The announcement comes more than two months after the Writers Guild of America, a union that represents film and television scribes, started striking amid its own dispute with the AMPTP. (The group represents Comcast, the corporation that owns NBCUniversal; some employees of the NBCUniversal News Group are represented by the WGA.)

The writers’ walkout halted most most television production, delayed the filming of some high-profile movies and sent late-night talk shows into reruns. The actors’ strike will likely force other sets to go dark.

SAG-AFTRA members authorized a strike on June 5 by an overwhelming margin: 97.91% of the nearly 65,000 members who cast votes. The guild began negotiating with the top studios and streaming services two days later.

The union’s existing contract with the major studios originally expired at midnight on June 30, but both sides agreed to continue negotiations and extended the talks until July 12.
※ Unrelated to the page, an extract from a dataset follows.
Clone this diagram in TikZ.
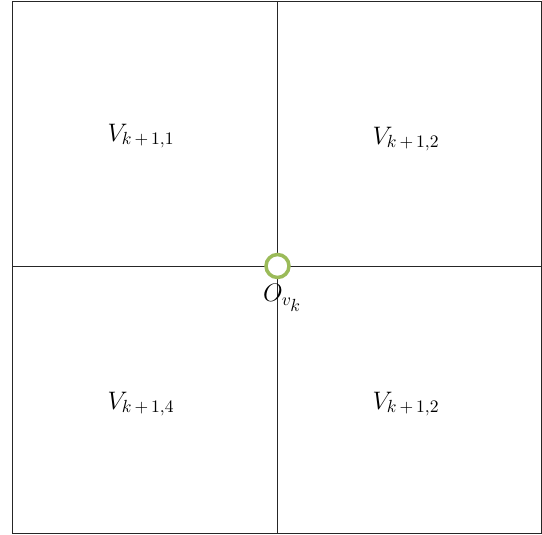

SAG-AFTRA has argued that performers have been undermined by the new economics of streaming entertainment and threatened by rising technologies. 

The guild is seeking increased base compensation for performers, which union leaders say has declined as streaming-first studios pivot away from paying out residuals to talent and inflation takes its toll on the economy in general.

The union’s actors are also alarmed by the threat posed by the unrelated use of artificial intelligence (such as tools that can make digital replacements for recognizable stars) and the cost of “self-taped auditions” — videos that used to be paid for by casting departments and production offices.

In recent weeks, some in the entertainment business worried that all three major Hollywood guilds — SAG-AFTRA, the WGA and the Directors Guild of America, or DGA — would walk off the job simultaneously. But that will not be the case since the DGA announced in early June it had reached a “truly historic” tentative agreement with the studios.